= Jan van Vliet =

Jan van Vliet (April 11, 1622 - March 18, 1666), also known as Janus Ulitius, was one of the 17th-century pioneers of Germanic philology.

== Biography ==
Van Vliet was probably born in Middelburg, but grew up in The Hague. From 1637 to about 1641 he studied at Leiden University, where he read first classics and then law. After completing his studies, he went on a grand tour, travelling in Britain and France, where he collected material for his first publication, the Venatio novantiqua (1645), an edition of Latin poetry on the subject of hunting. He also kept a diary of his travels, which testifies to his having been fluent in six languages at the time.

On his return to the Netherlands in 1643, Van Vliet began to practice as a lawyer, and the following year he married. His legal career was not a great success, and after some years he left the capital and took up residence in Breda. Here he achieved some measure of prosperity, ultimately becoming the town registrar under the patronage of the house of Orange.

In the 1650s, his two great interests, ancient languages and the history of the Netherlands, led him to begin to study the histories of first the Dutch language, and then the Germanic languages in general. This was not a popular field of study at the time, the historical languages deemed most worthy of academic attention being Greek, Latin, and Hebrew. This shift in interests led to some tension between Van Vliet and several of his old friends, who were not best pleased to see a man they esteemed as a Latinist turn to study lesser things; a letter survives from Nicholas Heinsius, who had been a fellow student at Leiden, addressed "to Vlitius, the authority on antiquities both barbarian and scholarly", a veiled criticism which appears not to have gone unnoticed. Despite this tacit disapproval, however, Van Vliet began to study ancient books and manuscripts in various Germanic languages, including English.

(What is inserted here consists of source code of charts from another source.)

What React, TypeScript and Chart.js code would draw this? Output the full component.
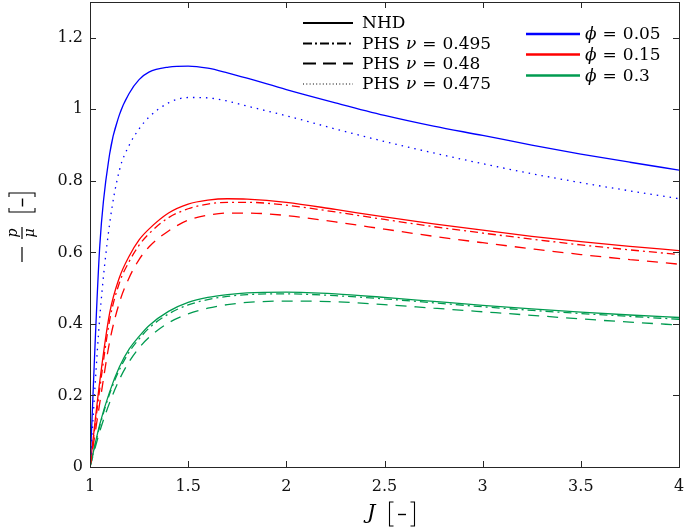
import React, { useEffect, useRef } from 'react';
import { Chart, registerables } from 'chart.js';
Chart.register(...registerables);

// Stretch J [-]
const J = [1, 1.05, 1.1, 1.15, 1.2, 1.25, 1.3, 1.4, 1.5, 1.6, 1.7, 1.8, 2, 2.25, 2.5, 2.75, 3, 3.25, 3.5, 3.75, 4];

// phi = 0.05
const nhdPhi005 = [0, 0.62, 0.875, 0.985, 1.045, 1.083, 1.104, 1.118, 1.121, 1.115, 1.102, 1.087, 1.055, 1.018, 0.983, 0.953, 0.927, 0.9, 0.875, 0.852, 0.83];
const phs0475Phi005 = [0, 0.42, 0.68, 0.83, 0.9, 0.945, 0.978, 1.018, 1.033, 1.032, 1.023, 1.009, 0.982, 0.945, 0.91, 0.878, 0.848, 0.82, 0.795, 0.772, 0.75];

// phi = 0.15
const nhdPhi015 = [0, 0.24, 0.43, 0.53, 0.59, 0.635, 0.665, 0.71, 0.735, 0.746, 0.75, 0.749, 0.74, 0.72, 0.699, 0.68, 0.662, 0.645, 0.63, 0.617, 0.605];
const phs0495Phi015 = [0, 0.22, 0.41, 0.515, 0.575, 0.62, 0.652, 0.697, 0.722, 0.735, 0.74, 0.74, 0.732, 0.713, 0.692, 0.672, 0.654, 0.637, 0.621, 0.607, 0.594];
const phs048Phi015 = [0, 0.18, 0.35, 0.46, 0.53, 0.58, 0.615, 0.66, 0.69, 0.704, 0.71, 0.71, 0.703, 0.685, 0.665, 0.645, 0.627, 0.61, 0.594, 0.58, 0.567];

// phi = 0.3
const nhdPhi03 = [0, 0.12, 0.21, 0.28, 0.33, 0.365, 0.395, 0.435, 0.46, 0.474, 0.482, 0.487, 0.489, 0.484, 0.474, 0.463, 0.452, 0.442, 0.433, 0.425, 0.418];
const phs0495Phi03 = [0, 0.115, 0.205, 0.272, 0.322, 0.358, 0.388, 0.428, 0.453, 0.468, 0.477, 0.482, 0.484, 0.479, 0.47, 0.459, 0.448, 0.438, 0.429, 0.421, 0.413];
const phs048Phi03 = [0, 0.1, 0.18, 0.245, 0.295, 0.333, 0.362, 0.403, 0.428, 0.444, 0.454, 0.46, 0.464, 0.462, 0.454, 0.444, 0.434, 0.424, 0.414, 0.405, 0.397];

const xTicks = [1, 1.5, 2, 2.5, 3, 3.5, 4];
const yTicks = [0, 0.2, 0.4, 0.6, 0.8, 1, 1.2];

const modelLabels = ['NHD', 'PHS', 'PHS', 'PHS'];
const nuLabels = ['', '0.495', '0.48', '0.475'];
const phiLabels = ['0.05', '0.15', '0.3'];

const BLUE = '#0000ff';
const RED = '#ff0000';
const GREEN = 'rgb(0,155,80)';
const AX = '#262626';
const SERIF = '"DejaVu Serif", serif';

const DASHDOT = [8, 4, 2, 4];
const DASHED = [11, 8];
const DOTTED = [1.5, 5];

function mk(label: string, ys: number[], color: string, dash: number[]) {
  return {
    label,
    data: J.map((x, i) => ({ x, y: ys[i] })),
    borderColor: color,
    backgroundColor: color,
    borderWidth: 1.3,
    borderDash: dash,
    pointRadius: 0,
    fill: false,
    cubicInterpolationMode: 'monotone' as const,
  };
}

const fmt = (v: any) => String(Number(Number(v).toFixed(2)));

const decorPlugin = {
  id: 'decor',
  afterDraw(chart: any) {
    const { ctx, chartArea: a, scales } = chart;
    ctx.save();
    ctx.strokeStyle = AX;
    ctx.lineWidth = 1;
    ctx.setLineDash([]);
    ctx.strokeRect(Math.round(a.left) + 0.5, Math.round(a.top) + 0.5, Math.round(a.right - a.left), Math.round(a.bottom - a.top));
    const line = (x1: number, y1: number, x2: number, y2: number) => {
      ctx.beginPath();
      ctx.moveTo(x1, y1);
      ctx.lineTo(x2, y2);
      ctx.stroke();
    };
    const TL = 6;
    for (const v of xTicks) {
      const px = Math.round(scales.x.getPixelForValue(v)) + 0.5;
      line(px, a.bottom, px, a.bottom - TL);
      line(px, a.top, px, a.top + TL);
    }
    for (const v of yTicks) {
      const py = Math.round(scales.y.getPixelForValue(v)) + 0.5;
      line(a.left, py, a.left + TL, py);
      line(a.right, py, a.right - TL, py);
    }

    // legend 1 (line styles)
    const lg1Styles = [[], [9, 3, 2, 3], [13, 7], [1, 2.3]];
    const lg1Widths = [2, 2, 2, 1.2];
    const rows1 = [23, 43.5, 63.5, 84];
    ctx.fillStyle = '#000';
    ctx.textBaseline = 'middle';
    ctx.textAlign = 'left';
    for (let i = 0; i < 4; i++) {
      ctx.strokeStyle = '#000';
      ctx.lineWidth = lg1Widths[i];
      ctx.setLineDash(lg1Styles[i]);
      line(303, rows1[i], 353, rows1[i]);
      ctx.setLineDash([]);
      let x = 362;
      const y = rows1[i] + 1;
      ctx.font = `17px ${SERIF}`;
      const m = modelLabels[i];
      ctx.fillText(m, x, y);
      x += ctx.measureText(m).width;
      if (nuLabels[i]) {
        x += 6;
        ctx.font = `italic 17px ${SERIF}`;
        ctx.fillText('ν', x, y);
        x += ctx.measureText('ν').width + 6;
        ctx.font = `17px ${SERIF}`;
        ctx.fillText('=', x, y);
        x += ctx.measureText('=').width + 6;
        ctx.fillText(nuLabels[i], x, y);
      }
    }
    // legend 2 (colours)
    const cols = [BLUE, RED, GREEN];
    const rows2 = [34, 54.5, 75.5];
    for (let i = 0; i < 3; i++) {
      ctx.strokeStyle = cols[i];
      ctx.lineWidth = 2.3;
      ctx.setLineDash([]);
      line(526, rows2[i], 580, rows2[i]);
      let x = 585;
      const y = rows2[i] + 1;
      ctx.font = `italic 17px ${SERIF}`;
      ctx.fillStyle = '#000';
      ctx.fillText('ϕ', x, y);
      x += ctx.measureText('ϕ').width + 6;
      ctx.font = `17px ${SERIF}`;
      ctx.fillText('=', x, y);
      x += ctx.measureText('=').width + 6;
      ctx.fillText(phiLabels[i], x, y);
    }

    const bracket = (u0: number, u1: number, h: number) => {
      ctx.strokeStyle = '#000';
      ctx.lineWidth = 1.1;
      ctx.setLineDash([]);
      ctx.beginPath();
      ctx.moveTo(u0 + 4, -h); ctx.lineTo(u0, -h); ctx.lineTo(u0, h); ctx.lineTo(u0 + 4, h);
      ctx.moveTo(u1 - 4, -h); ctx.lineTo(u1, -h); ctx.lineTo(u1, h); ctx.lineTo(u1 - 4, h);
      ctx.stroke();
      const mid = (u0 + u1) / 2;
      ctx.lineWidth = 1.4;
      line(mid - 4, 0.5, mid + 4, 0.5);
    };

    // x title: J [-]
    ctx.save();
    ctx.fillStyle = '#000';
    ctx.font = `italic 21px ${SERIF}`;
    ctx.textBaseline = 'alphabetic';
    ctx.textAlign = 'left';
    ctx.fillText('J', 367, 519);
    ctx.translate(0, 514);
    bracket(389.5, 414.5, 12);
    ctx.restore();

    // y title: - p/mu [-]
    ctx.save();
    ctx.translate(22, 228);
    ctx.rotate(-Math.PI / 2);
    ctx.strokeStyle = '#000';
    ctx.lineWidth = 1.2;
    line(-34, 0, -19, 0);
    line(-11, 0, 1, 0);
    ctx.fillStyle = '#000';
    ctx.font = `italic 14px ${SERIF}`;
    ctx.textAlign = 'center';
    ctx.textBaseline = 'alphabetic';
    ctx.fillText('p', -5, -5.5);
    ctx.fillText('μ', -5, 12);
    bracket(16, 35, 13);
    ctx.restore();

    ctx.restore();
  },
};

export default function App() {
  const ref = useRef<HTMLCanvasElement | null>(null);
  useEffect(() => {
    if (!ref.current) return;
    const chart = new Chart(ref.current, {
      type: 'line',
      data: {
        datasets: [
          mk('NHD ϕ=0.05', nhdPhi005, BLUE, []),
          mk('PHS ν=0.475 ϕ=0.05', phs0475Phi005, BLUE, DOTTED),
          mk('NHD ϕ=0.15', nhdPhi015, RED, []),
          mk('PHS ν=0.495 ϕ=0.15', phs0495Phi015, RED, DASHDOT),
          mk('PHS ν=0.48 ϕ=0.15', phs048Phi015, RED, DASHED),
          mk('NHD ϕ=0.3', nhdPhi03, GREEN, []),
          mk('PHS ν=0.495 ϕ=0.3', phs0495Phi03, GREEN, DASHDOT),
          mk('PHS ν=0.48 ϕ=0.3', phs048Phi03, GREEN, DASHED),
        ],
      },
      options: {
        animation: false,
        responsive: true,
        maintainAspectRatio: false,
        devicePixelRatio: 1,
        layout: { padding: { top: 2, right: 6, left: 0, bottom: 0 } },
        plugins: { legend: { display: false }, tooltip: { enabled: false } },
        scales: {
          x: {
            type: 'linear',
            min: 1,
            max: 4,
            ticks: { stepSize: 0.5, color: '#111', font: { family: SERIF, size: 16 }, padding: 10, maxRotation: 0, callback: fmt },
            grid: { display: false, drawTicks: false },
            border: { display: false },
            afterFit: (s: any) => { s.height = 60; s.paddingLeft = 0; s.paddingRight = 0; },
          },
          y: {
            type: 'linear',
            min: 0,
            max: 1.3,
            ticks: { stepSize: 0.2, color: '#111', font: { family: SERIF, size: 16 }, padding: 7, callback: fmt },
            grid: { display: false, drawTicks: false },
            border: { display: false },
            afterBuildTicks: (s: any) => { s.ticks = s.ticks.filter((t: any) => t.value <= 1.2001); },
            afterFit: (s: any) => { s.width = 90; s.paddingTop = 0; s.paddingBottom = 0; },
          },
        },
      },
      plugins: [decorPlugin],
    } as any);
    return () => chart.destroy();
  }, []);
  return (
    <div style={{ position: 'fixed', left: 0, top: 0, width: 685, height: 527, background: '#fff' }}>
      <canvas ref={ref} />
    </div>
  );
}
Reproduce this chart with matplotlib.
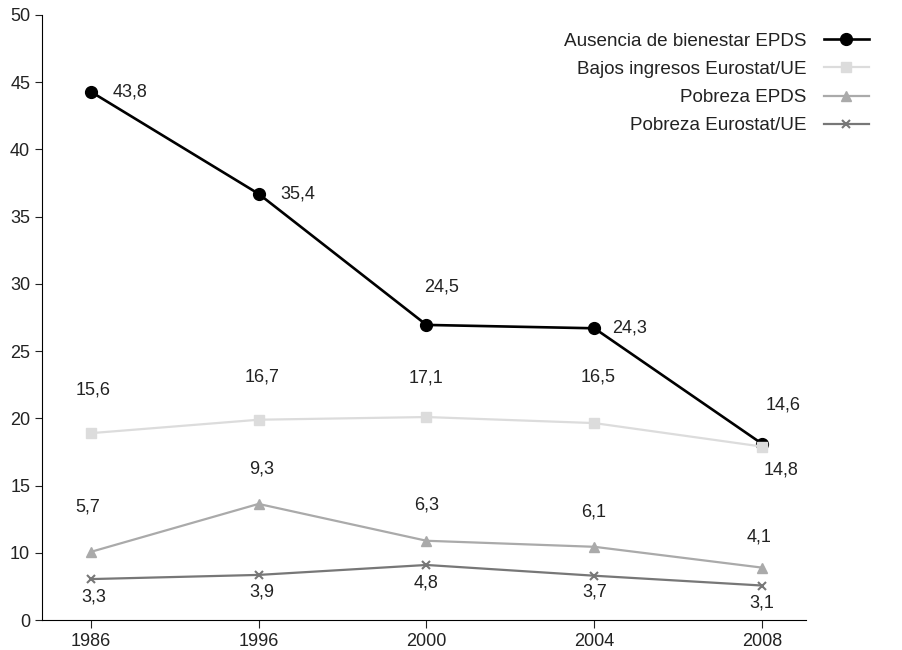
import matplotlib
matplotlib.use("Agg")
import matplotlib.pyplot as plt

plt.rcParams['font.family'] = ['Liberation Sans', 'DejaVu Sans']

years = ["1986", "1996", "2000", "2004", "2008"]

# posiciones (el eje empieza en 5 pero lleva la etiqueta "0")
ausencia = [44.3, 36.7, 26.95, 26.7, 18.1]
bajos = [18.9, 19.9, 20.1, 19.65, 17.9]
pob_epds = [10.07, 13.64, 10.9, 10.45, 8.9]
pob_euro = [8.05, 8.36, 9.1, 8.3, 7.57]

# textos de las etiquetas
ausencia_lbl = ["43,8", "35,4", "24,5", "24,3", "14,6"]
bajos_lbl = ["15,6", "16,7", "17,1", "16,5", "14,8"]
pob_epds_lbl = ["5,7", "9,3", "6,3", "6,1", "4,1"]
pob_euro_lbl = ["3,3", "3,9", "4,8", "3,7", "3,1"]

yticks = [5, 10, 15, 20, 25, 30, 35, 40, 45, 50]
ytick_lbl = ["0", "10", "15", "20", "25", "30", "35", "40", "45", "50"]

fig = plt.figure(figsize=(9.03, 6.5), dpi=100)
ax = fig.add_axes([0.0465, 0.046, 0.846, 0.931])

x = list(range(len(years)))
ax.plot(x, ausencia, color="black", lw=1.9, marker="o", ms=8.5, label="Ausencia de bienestar EPDS", zorder=3)
ax.plot(x, bajos, color="#dcdcdc", lw=1.6, marker="s", ms=6.5, label="Bajos ingresos Eurostat/UE", zorder=4)
ax.plot(x, pob_epds, color="#aaaaaa", lw=1.6, marker="^", ms=7, label="Pobreza EPDS", zorder=4)
ax.plot(x, pob_euro, color="#777777", lw=1.6, marker="x", ms=6, mew=1.5, label="Pobreza Eurostat/UE", zorder=4)

px = 0.72  # puntos por pixel
def put(vals, lbls, offs):
    for i, (v, t) in enumerate(zip(vals, lbls)):
        dx, dy, h = offs[i]
        ax.annotate(t, (i, v), xytext=(dx * px, dy * px), textcoords="offset points",
                    ha=h, va="center", fontsize=13, color="#222222")

put(ausencia, ausencia_lbl, [(22, 0, "left"), (22, 0, "left"), (15, 38, "center"),
                             (18, 0, "left"), (21, 39, "center")])
put(bajos, bajos_lbl, [(2, 43, "center"), (3, 43, "center"), (0, 39, "center"),
                       (4, 46, "center"), (19, -23, "center")])
put(pob_epds, pob_epds_lbl, [(-3, 45, "center"), (3, 35, "center"), (0, 36, "center"),
                             (-1, 35, "center"), (-3, 31, "center")])
put(pob_euro, pob_euro_lbl, [(3, -18, "center"), (3, -17, "center"), (0, -18, "center"),
                             (0, -16, "center"), (0, -17, "center")])

ax.set_xlim(-0.29, 4.26)
ax.set_ylim(5, 50)
ax.set_xticks(x)
ax.set_xticklabels(years)
ax.set_yticks(yticks)
ax.set_yticklabels(ytick_lbl)
ax.tick_params(labelsize=13, colors="#222222", length=5)
ax.tick_params(axis="x", length=6)
for s in ["top", "right"]:
    ax.spines[s].set_visible(False)

leg = ax.legend(loc="upper right", bbox_to_anchor=(0.981, 0.976), bbox_transform=fig.transFigure,
                frameon=False, markerfirst=False, fontsize=13.6, handlelength=2.4,
                labelspacing=0.58, handletextpad=0.9)
for t in leg.get_texts():
    t.set_color("#222222")

fig.savefig("out.png", dpi=100)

It was in 1659 that he began to correspond regularly with his more famous contemporary Franciscus Junius, who was then resident in England, but visiting the Netherlands frequently. Their common interest in the study and collection of manuscripts led them to become firm friends, and Van Vliet appears to have made considerable use of Junius' library in his studies in his final years.

Van Vliet died in Breda in March 1666. He had run up considerable debts towards the end of his life, and as a result many of his possessions were auctioned at The Hague to pay these off; these included his library, which according to the auction catalogue contained some 1,249 books, including eight manuscripts. At least one of these was purchased by Junius: this was the unique manuscript of the Ormulum. It is as the first known owner of this manuscript in modern times that Van Vliet is primarily remembered today.

==Notes==
1. "Vlitio antiquitatis utriusque, tam barbaræ quam eruditæ, peritissimo". Quoted by Holt (1878:lv).